La benemerita etichetta di Leonardo Pavkovic inaugura il 2019 col botto pubblicando nei primi giorni dell’anno un nuovo disco di Dewa Budjana, in assoluto uno dei suoi più prolifici ed al tempo stesso apprezzabili accoliti.

Budjana, non è la prima volta che se ne parla in questa sede, è un fantastico chitarrista indonesiano che nella sua musica riesce ad infondere le influenze della musica americana, il jazz-rock, certe atmosfere vagamente latine, ma sempre senza perdere di vista la sua terra d’origine, che ritorna puntualmente, a partire dalle sempre azzeccate copertine scelte per i dischi.

A riprova del fatto che non sia uno qualunque, nei suoi lavori riesce a coinvolgere sempre un sacco di artisti che riescono a integrarsi perfettamente con la visione musicale di Budjana. Per il disco in questione oltre alla brava e bella bassista indiana Mohini Dey, al batterista Marco Minnemann e al tastierista Jordan Rudess, che costituiscono la band basilare, il titolare ha coinvolto un paio di chitarristi parecchio famosi ed al tempo stesso diversissimi, segno della continua voglia di contaminare e fare evolvere la propria musica, fino a sfiorare, anzi toccare decisamente, anche sonorità rock: si tratta del Red Hot Chili Pepper John Frusciante e di Mike Stern.
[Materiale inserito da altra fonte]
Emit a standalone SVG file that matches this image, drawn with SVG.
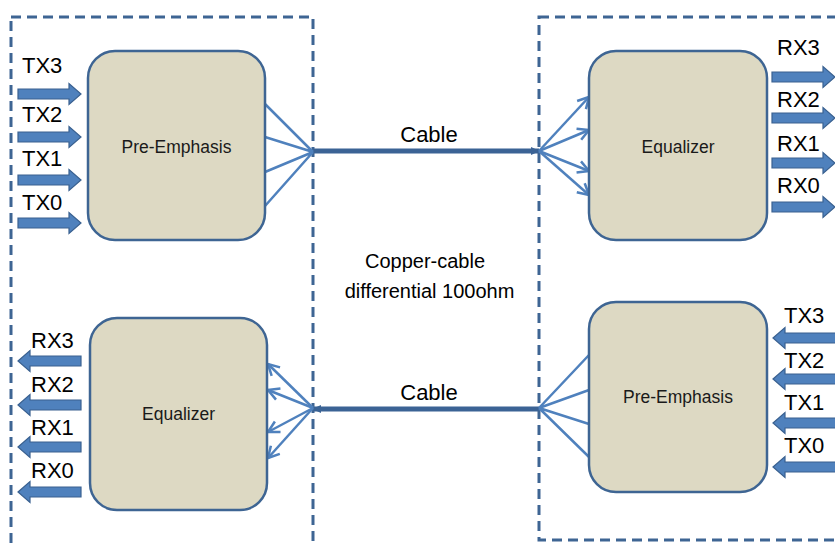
<svg xmlns="http://www.w3.org/2000/svg" xmlns:xlink="http://www.w3.org/1999/xlink" width="835" height="547" viewBox="0 0 835 547">
<style>
.frame{fill:none;stroke:#3E6593;stroke-width:3;stroke-dasharray:10 6}
.box{fill:#DDD9C3;stroke:#3E6593;stroke-width:2.5}
.blk{fill:#4F81BD;stroke:#3A6190;stroke-width:1.2}
.fan{fill:none;stroke:#4F81BD;stroke-width:2.5}
.cable{fill:none;stroke:#3B6395;stroke-width:5}
.t{font-family:"Liberation Sans",Arial,sans-serif;fill:#000}
.lbl{font-size:22px}
.nm{font-size:17.5px;fill:#1a1a1a;text-anchor:middle}
.cap{font-size:22px;text-anchor:middle}
.note{font-size:20px;text-anchor:middle}
</style>
<defs>
<path id="ra" d="M0,-5 H51 V-10.5 L63,0 L51,10.5 V5 H0 Z"/>
<path id="la" d="M0,0 L12,-10.5 V-5 H63 V5 H12 V10.5 Z"/>
<marker id="vh" markerUnits="userSpaceOnUse" markerWidth="16" markerHeight="16" refX="12" refY="7" orient="auto" viewBox="0 0 16 14">
<path d="M1,1 L12,7 L1,13" fill="none" stroke="#4F81BD" stroke-width="2.5"/>
</marker>
<marker id="ch" markerUnits="userSpaceOnUse" markerWidth="10" markerHeight="10" refX="8" refY="5" orient="auto" viewBox="0 0 10 10">
<path d="M0,1 L9,5 L0,9 Z" fill="#3B6395"/>
</marker>
</defs>
<rect width="835" height="547" fill="#fff"/>
<g id="frames">
<rect class="frame" x="11" y="17" width="302" height="545"/>
<rect class="frame" x="539" y="17" width="310" height="523"/>
</g>
<g id="connectors">
<line class="cable" x1="313" y1="151" x2="539" y2="151" marker-end="url(#ch)"/>
<line class="cable" x1="539" y1="409" x2="313" y2="409" marker-end="url(#ch)"/>
<path class="fan" d="M265,104 L313,152 M265,137 L313,152 M265,172 L313,152 M265,206 L313,152"/>
<line class="fan" x1="539" y1="151" x2="589" y2="97" marker-end="url(#vh)"/>
<line class="fan" x1="539" y1="151" x2="589" y2="130" marker-end="url(#vh)"/>
<line class="fan" x1="539" y1="151" x2="589" y2="171" marker-end="url(#vh)"/>
<line class="fan" x1="539" y1="151" x2="589" y2="195" marker-end="url(#vh)"/>
<line class="fan" x1="313" y1="408" x2="268" y2="364" marker-end="url(#vh)"/>
<line class="fan" x1="313" y1="408" x2="268" y2="390" marker-end="url(#vh)"/>
<line class="fan" x1="313" y1="408" x2="268" y2="432" marker-end="url(#vh)"/>
<line class="fan" x1="313" y1="408" x2="268" y2="458" marker-end="url(#vh)"/>
<path class="fan" d="M589,355 L539,408 M589,390 L539,408 M589,424 L539,408 M589,457 L539,408"/>
</g>
<g id="preemph-tl">
<rect class="box" x="88" y="51" width="177" height="189" rx="27"/>
<text class="t nm" x="176.5" y="153">Pre-Emphasis</text>
</g>
<g id="equalizer-tr">
<rect class="box" x="589" y="51" width="178" height="189" rx="27"/>
<text class="t nm" x="678" y="153">Equalizer</text>
</g>
<g id="equalizer-bl">
<rect class="box" x="90" y="318" width="177" height="192" rx="27"/>
<text class="t nm" x="178.5" y="420">Equalizer</text>
</g>
<g id="preemph-br">
<rect class="box" x="589" y="302" width="178" height="190" rx="27"/>
<text class="t nm" x="678" y="403">Pre-Emphasis</text>
</g>
<g id="tx-left">
<text class="t lbl" x="22" y="73">TX3</text>
<text class="t lbl" x="22" y="122">TX2</text>
<text class="t lbl" x="22" y="166">TX1</text>
<text class="t lbl" x="22" y="210">TX0</text>
<use xlink:href="#ra" class="blk" x="18" y="94"/>
<use xlink:href="#ra" class="blk" x="18" y="137"/>
<use xlink:href="#ra" class="blk" x="18" y="180"/>
<use xlink:href="#ra" class="blk" x="18" y="223"/>
</g>
<g id="rx-right">
<text class="t lbl" x="777" y="55">RX3</text>
<text class="t lbl" x="777" y="107">RX2</text>
<text class="t lbl" x="777" y="151">RX1</text>
<text class="t lbl" x="777" y="193">RX0</text>
<use xlink:href="#ra" class="blk" x="772" y="77"/>
<use xlink:href="#ra" class="blk" x="772" y="118"/>
<use xlink:href="#ra" class="blk" x="772" y="163"/>
<use xlink:href="#ra" class="blk" x="772" y="207"/>
</g>
<g id="rx-left">
<text class="t lbl" x="31" y="348">RX3</text>
<text class="t lbl" x="31" y="392">RX2</text>
<text class="t lbl" x="31" y="435">RX1</text>
<text class="t lbl" x="31" y="478">RX0</text>
<use xlink:href="#la" class="blk" x="18" y="361"/>
<use xlink:href="#la" class="blk" x="18" y="405"/>
<use xlink:href="#la" class="blk" x="18" y="447"/>
<use xlink:href="#la" class="blk" x="18" y="492"/>
</g>
<g id="tx-right">
<text class="t lbl" x="784" y="323">TX3</text>
<text class="t lbl" x="784" y="368">TX2</text>
<text class="t lbl" x="784" y="410">TX1</text>
<text class="t lbl" x="784" y="453">TX0</text>
<use xlink:href="#la" class="blk" x="773" y="338"/>
<use xlink:href="#la" class="blk" x="773" y="379"/>
<use xlink:href="#la" class="blk" x="773" y="423"/>
<use xlink:href="#la" class="blk" x="773" y="467"/>
</g>
<g id="labels">
<text class="t cap" x="429" y="142">Cable</text>
<text class="t cap" x="429" y="400">Cable</text>
<text class="t note" x="425" y="268">Copper-cable</text>
<text class="t note" x="429.5" y="298">differential 100ohm</text>
</g>
</svg>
Il risultato è entusiasmante in tutti i casi. Il primo brano, Crowded, porta la firma e la voce di Frusciante ed è un riuscito esperimento di contaminazione tra le due culture, mentre con Queen Kanya ci troviamo al cospetto di un raffinato brano in cui Dewa butta fuori tutto il suo chitarrismo. Poi e atmosfere si tingono di elettronica e ritmica industriale nella lunga Hyang Giri che conta sulla vocalità flessuosa della cantante balinese Soimah Pankawati, altro interessante esperimento in cui la bassista si conquista un meritato assolo. Il brano prelude alla pianistica Jung Oman, autentica vetrina per Rudess (che vanta precedenti nella souhtern band Dixie Dregs e nei Dream Theater), Dewa si innesta con una chitarra elettrica dalle atmosfere quasi gilmouriane (nel senso di David Gilmour) e un’ancor più deliziosa acustica.
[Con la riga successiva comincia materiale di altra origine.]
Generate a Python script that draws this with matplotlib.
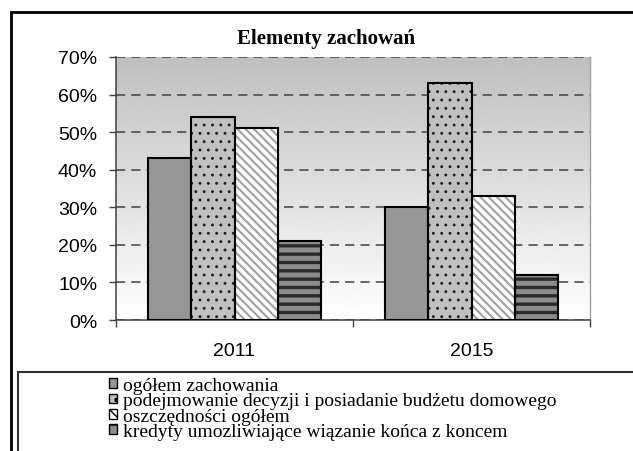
import matplotlib
matplotlib.use("Agg")
import matplotlib.pyplot as plt
import numpy as np
from matplotlib.patches import Rectangle, Patch

# ---- data ----
categories = ["2011", "2015"]
series_names = [
    "ogółem zachowania",
    "podejmowanie decyzji i posiadanie budżetu domowego",
    "oszczędności ogółem",
    "kredyty umozliwiające wiązanie końca z koncem",
]
values_ogolem = [43, 30]
values_decyzje = [54, 63]
values_oszczednosci = [51, 33]
values_kredyty = [21, 12]
ytick_values = [0, 10, 20, 30, 40, 50, 60, 70]
title = "Elementy zachowań"

series_values = [values_ogolem, values_decyzje, values_oszczednosci, values_kredyty]

# styles: (facecolor, hatch, hatchcolor, hatch linewidth)
styles = [
    ("#969696", None, None, 1.0),
    ("#c0c0c0", "..", "#202020", 0.9),
    ("#ffffff", "\\\\\\\\", "#a0a0a0", 1.5),
    ("#8c8c8c", "--", "#2a2a2a", 2.4),
]

W, H = 633, 452
fig = plt.figure(figsize=(W / 100, H / 100), dpi=100)
fig.patch.set_facecolor("white")

def fx(px):
    return px / W

def fy(py):
    return 1 - py / H

ax = fig.add_axes([fx(116), fy(321), fx(590) - fx(116), fy(58) - fy(321)])

# gradient background
grad = np.linspace(0.75, 1.0, 256).reshape(-1, 1)
ax.imshow(grad, extent=[0, 1, 0, 1], transform=ax.transAxes, aspect="auto",
          cmap="gray", vmin=0, vmax=1, zorder=0, origin="upper")

x = np.arange(len(categories))
bw = 0.1815
for i, (vals, (fc, hatch, hc, hlw)) in enumerate(zip(series_values, styles)):
    pos = x + (i - 1.5) * bw
    if hatch:
        with plt.rc_context({"hatch.linewidth": hlw}):
            bars = ax.bar(pos, vals, width=bw, color=fc, hatch=hatch, edgecolor=hc,
                          linewidth=0, zorder=2)
        for b in bars:
            if hasattr(b, "set_hatch_linewidth"):
                b.set_hatch_linewidth(hlw)
    else:
        ax.bar(pos, vals, width=bw, color=fc, linewidth=0, zorder=2)
    ax.bar(pos, vals, width=bw, fill=False, edgecolor="black", linewidth=1.5, zorder=3)

ax.set_xlim(-0.5, 1.5)
ax.set_ylim(0, 70)

ax.set_yticks(ytick_values)
ax.set_yticklabels([f"{v}%" for v in ytick_values])
ax.set_xticks(x)
ax.set_xticklabels(categories)
ax.set_xticks([-0.5, 0.5, 1.5], minor=True)

sans = "Liberation Sans"
serif = "Liberation Serif"
for lab in ax.get_yticklabels() + ax.get_xticklabels():
    lab.set_fontfamily(sans)
    lab.set_fontsize(14)
    lab.set_color("black")

ax.tick_params(axis="y", direction="out", length=5, width=1, color="#404040", pad=8.5)
ax.tick_params(axis="x", which="major", length=0, pad=16)
ax.tick_params(axis="x", which="minor", direction="out", length=5, width=1, color="#404040")

ax.set_axisbelow(True)
ax.yaxis.grid(True, linestyle=(0, (6, 4)), color="#404040", linewidth=1.1, zorder=1)
ax.xaxis.grid(False)

for side in ["left", "bottom"]:
    ax.spines[side].set_color("#404040")
    ax.spines[side].set_linewidth(1.1)
ax.spines["right"].set_color("#a0a0a0")
ax.spines["right"].set_linewidth(1)
ax.spines["top"].set_visible(False)

# title
fig.text(fx(326), fy(39), title, ha="center", va="center",
         fontfamily=serif, fontweight="bold", fontsize=15)

# outer chart border (extends beyond right/bottom edge)
fig.patches.append(Rectangle((fx(11), fy(H + 20)), fx(W + 20) - fx(11), fy(13) - fy(H + 20),
                             transform=fig.transFigure, fill=False, edgecolor="black",
                             linewidth=2, clip_on=False))
# legend frame
fig.patches.append(Rectangle((fx(18), fy(H + 20)), fx(W + 20) - fx(18), fy(373) - fy(H + 20),
                             transform=fig.transFigure, fill=False, edgecolor="#303030",
                             linewidth=1.5, clip_on=False))

handles = []
for name, (fc, hatch, hc, hlw) in zip(series_names, styles):
    handles.append(Patch(facecolor=fc, edgecolor="black", linewidth=1,
                         hatch=(hatch[:1] if hatch else None)))
leg = fig.legend(handles, series_names, loc="upper left",
                 bbox_to_anchor=(fx(109), fy(378)), bbox_transform=fig.transFigure,
                 frameon=False, prop={"family": serif, "size": 14},
                 handlelength=0.4, handleheight=0.4, handletextpad=0.33,
                 labelspacing=-0.08, borderpad=0, borderaxespad=0)

fig.savefig("out.png", dpi=100)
A questo punto arriva la collaborazione con Mike Stern, con il brano ILW, in odore di progressive rock, ed è un altro buon risultato che fa crescere ulteriormente il disco. Poi è la volta della title track, una lunga (la più lunga del disco) traccia che si dipana come un’improvvisazione in cui tutto il gruppo ha la possibilità di mettere in luce le proprie virtù, nessuno escluso: nell’edizione in vinile è aggiunta come bonus una versione acustica del brano).

Poi la conclusione, fantastica, eccelsa, con Zone, di nuovo scritta (come il brano iniziale per il disco del 2014 Enclosure) e cantata da Frusciante, una composizione che lascia decisamente il segno e suggella una nuova grande intuizione marchiata Dewa Budjana, che del brano è arrangiatore e produttore.